Six of the students went to CAL’s partner university in Beijing, the University of International Business and Economics. Their welcome was extremely formal. Seated around a very large mahogany table, the Dean of the School of International Studies (SIS), Professor Dr Wang Lifei and the Party Secretary of the SIS Communist Committee, Ms Zhang Cuiping, gave formal speeches to welcome the students. In response, they were expected to give return speeches. The welcome meeting was followed by a sumptuous banquet. The students were overwhelmed and hugely impressed by the grandeur of the events.
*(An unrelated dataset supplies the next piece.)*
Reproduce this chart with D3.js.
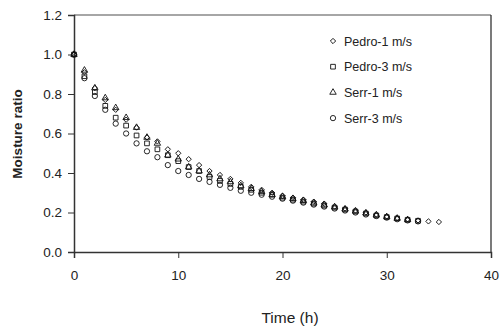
<!DOCTYPE html>
<html>
<head>
<meta charset="utf-8">
<script src="https://cdn.jsdelivr.net/npm/d3@7"></script>
<style>
  body { margin: 0; background: #fff; }
  text { font-family: "Liberation Sans", Arial, sans-serif; fill: #222; }
</style>
</head>
<body>
<div class="chart"></div>
<script>
// === Data ===
const seriesNames = ["Pedro-1 m/s", "Pedro-3 m/s", "Serr-1 m/s", "Serr-3 m/s"];
const pedro1 = [1.0, 0.91, 0.83, 0.77, 0.72, 0.67, 0.63, 0.58, 0.56, 0.52, 0.50, 0.47, 0.44, 0.41, 0.39, 0.37, 0.35, 0.33, 0.315, 0.30, 0.285, 0.275, 0.265, 0.255, 0.245, 0.23, 0.22, 0.21, 0.20, 0.19, 0.18, 0.172, 0.166, 0.16, 0.155, 0.152];
const pedro3 = [1.0, 0.89, 0.81, 0.74, 0.68, 0.64, 0.59, 0.55, 0.52, 0.49, 0.46, 0.43, 0.41, 0.38, 0.36, 0.345, 0.33, 0.315, 0.30, 0.29, 0.275, 0.265, 0.255, 0.245, 0.235, 0.225, 0.215, 0.205, 0.195, 0.185, 0.177, 0.17, 0.163, 0.158];
const serr1 = [1.0, 0.92, 0.83, 0.78, 0.73, 0.68, 0.63, 0.58, 0.55, 0.49, 0.47, 0.43, 0.41, 0.39, 0.37, 0.355, 0.335, 0.32, 0.305, 0.29, 0.28, 0.27, 0.26, 0.248, 0.238, 0.228, 0.217, 0.207, 0.197, 0.187, 0.178, 0.17, 0.163];
const serr3 = [1.0, 0.88, 0.79, 0.72, 0.65, 0.60, 0.55, 0.51, 0.48, 0.44, 0.41, 0.39, 0.37, 0.355, 0.34, 0.325, 0.31, 0.30, 0.29, 0.28, 0.27, 0.26, 0.25, 0.24, 0.23, 0.22, 0.21, 0.20, 0.19, 0.182, 0.174, 0.166, 0.16, 0.155];
// diamond = square turned 45deg (Excel style)
const symbols = [d3.symbolSquare, d3.symbolSquare, d3.symbolTriangle, d3.symbolCircle];
const symbolSizes = [14, 22, 18, 22];
const symbolRotate = [45, 0, 0, 0];
const xTicks = [0, 10, 20, 30, 40];
const yTicks = [0, 0.2, 0.4, 0.6, 0.8, 1.0, 1.2];

// === Margin Convention ===
const W = 501, H = 334;
const margin = {top: 15, right: 10, bottom: 82, left: 74};
const width = 491 - margin.left,
      height = 252 - margin.top;

const svg = d3.select(".chart").append("svg")
    .attr("width", W)
    .attr("height", H);

const g = svg.append("g")
    .attr("transform", `translate(${margin.left},${margin.top})`);

// === Scales ===
const x = d3.scaleLinear().domain([0, 40]).range([0, width]);
const y = d3.scaleLinear().domain([0, 1.2]).range([height, 0]);

// === Frame (top & right) ===
g.append("line")
    .attr("x1", 0).attr("x2", width).attr("y1", 0).attr("y2", 0)
    .attr("stroke", "#888").attr("stroke-width", 1.5);
g.append("line")
    .attr("x1", width).attr("x2", width).attr("y1", 0).attr("y2", height)
    .attr("stroke", "#222").attr("stroke-width", 1.2);

// === Axes ===
const xAxis = g.append("g")
    .attr("transform", `translate(0,${height})`)
    .call(d3.axisBottom(x).tickValues(xTicks).tickSize(6).tickPadding(12).tickFormat(d3.format("d")));

const yAxis = g.append("g")
    .call(d3.axisLeft(y).tickValues(yTicks).tickSize(6).tickPadding(6).tickFormat(d3.format(".1f")));

[xAxis, yAxis].forEach(a => {
    a.select(".domain").attr("stroke", "#333").attr("stroke-width", 1.5);
    a.selectAll(".tick line").attr("stroke", "#333").attr("stroke-width", 1);
    a.selectAll(".tick text")
        .style("font-family", '"Liberation Sans", Arial, sans-serif')
        .style("font-size", "13.5px")
        .attr("fill", "#222");
});

// === Axis titles ===
svg.append("text")
    .attr("x", 290).attr("y", 323)
    .attr("text-anchor", "middle")
    .style("font-size", "15.5px")
    .text("Time (h)");

svg.append("text")
    .attr("transform", "translate(22,134) rotate(-90)")
    .attr("text-anchor", "middle")
    .style("font-size", "13.5px")
    .style("font-weight", "bold")
    .text("Moisture ratio");

// === Points ===
const allSeries = [pedro1, pedro3, serr1, serr3];
allSeries.forEach((vals, i) => {
    const sym = d3.symbol().type(symbols[i]).size(symbolSizes[i]);
    g.selectAll(".pt" + i)
        .data(vals.map((v, t) => ({t, v})))
        .enter().append("path")
        .attr("class", "pt" + i)
        .attr("d", sym)
        .attr("transform", d => `translate(${x(d.t)},${y(d.v)}) rotate(${symbolRotate[i]})`)
        .attr("fill", "none")
        .attr("stroke", "#111")
        .attr("stroke-width", 0.9);
});

// === Legend ===
const legend = svg.append("g").attr("transform", "translate(333,41)");
seriesNames.forEach((name, i) => {
    const row = legend.append("g").attr("transform", `translate(0,${i * 25.7})`);
    row.append("path")
        .attr("d", d3.symbol().type(symbols[i]).size(symbolSizes[i])())
        .attr("transform", `rotate(${symbolRotate[i]})`)
        .attr("fill", "none").attr("stroke", "#111").attr("stroke-width", 0.9);
    row.append("text")
        .attr("x", 11).attr("y", 4.5)
        .style("font-size", "12.5px")
        .text(name);
});
</script>
</body>
</html>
In contrast, many of the Chinese students who undertook work placements in local UK organisations were welcomed quite differently - their boss offered to get them a cup of tea to help settle them in. Here are their reactions: “This wouldn’t be possible in China. The first meeting must be formal and serious so that managers can show their authority and new staff can show their respect.” “In China subordinates take initiatives to meet the needs of their boss. Letting superiors do things for subordinates is disrespectful and shameful.” When asked what impression it conveyed if a boss made tea for a newcomer, their response was immediate: “Something serious is about to happen, like being fired!” In fact, such a negative meaning is conveyed in a Chinese saying: The boss invites you to drink tea.1 Fortunately, the students were sensible enough to realise it was a cultural difference and not to get too worried!
All students were required to keep an ‘Intercultural Learning Journal’, drawing on the intercultural theories they had learned during their course to help them reflect on and analyse their experiences. They were unanimous that they had grown immensely during their placement. One explained it like this:
‘How can s/he behave like this?’, ‘What’s wrong with her/him?’, ‘S/he must be crazy, I would never do such stupid things.’ For a long time I had those ideas when I experienced something different from what I thought it should be. The first time I got a low grade for my assignment during the course, I asked what was wrong with the British grading system. The first time I had a misunderstanding with my Indian flat mate, I questioned how he could behave like this. … My reaction echoes the words of Shaules (2007: 73) 2: “When our environment is different than what we are used to, we automatically seek to explain, justify or criticize unusual phenomena in order to maintain our sense that we operate in a meaningful world. … we are not far away from being prejudiced.” However, with the passage of time, and accumulation of this cultural experience in the UK, I found myself being less judgmental and more tolerant and open towards differences.
As another put it, “a precious experience to promote further understanding”.
2 Shaules, J. (2007) Deep Culture. The Hidden Challenges of Global Living. Bristol: Multilingual Matters.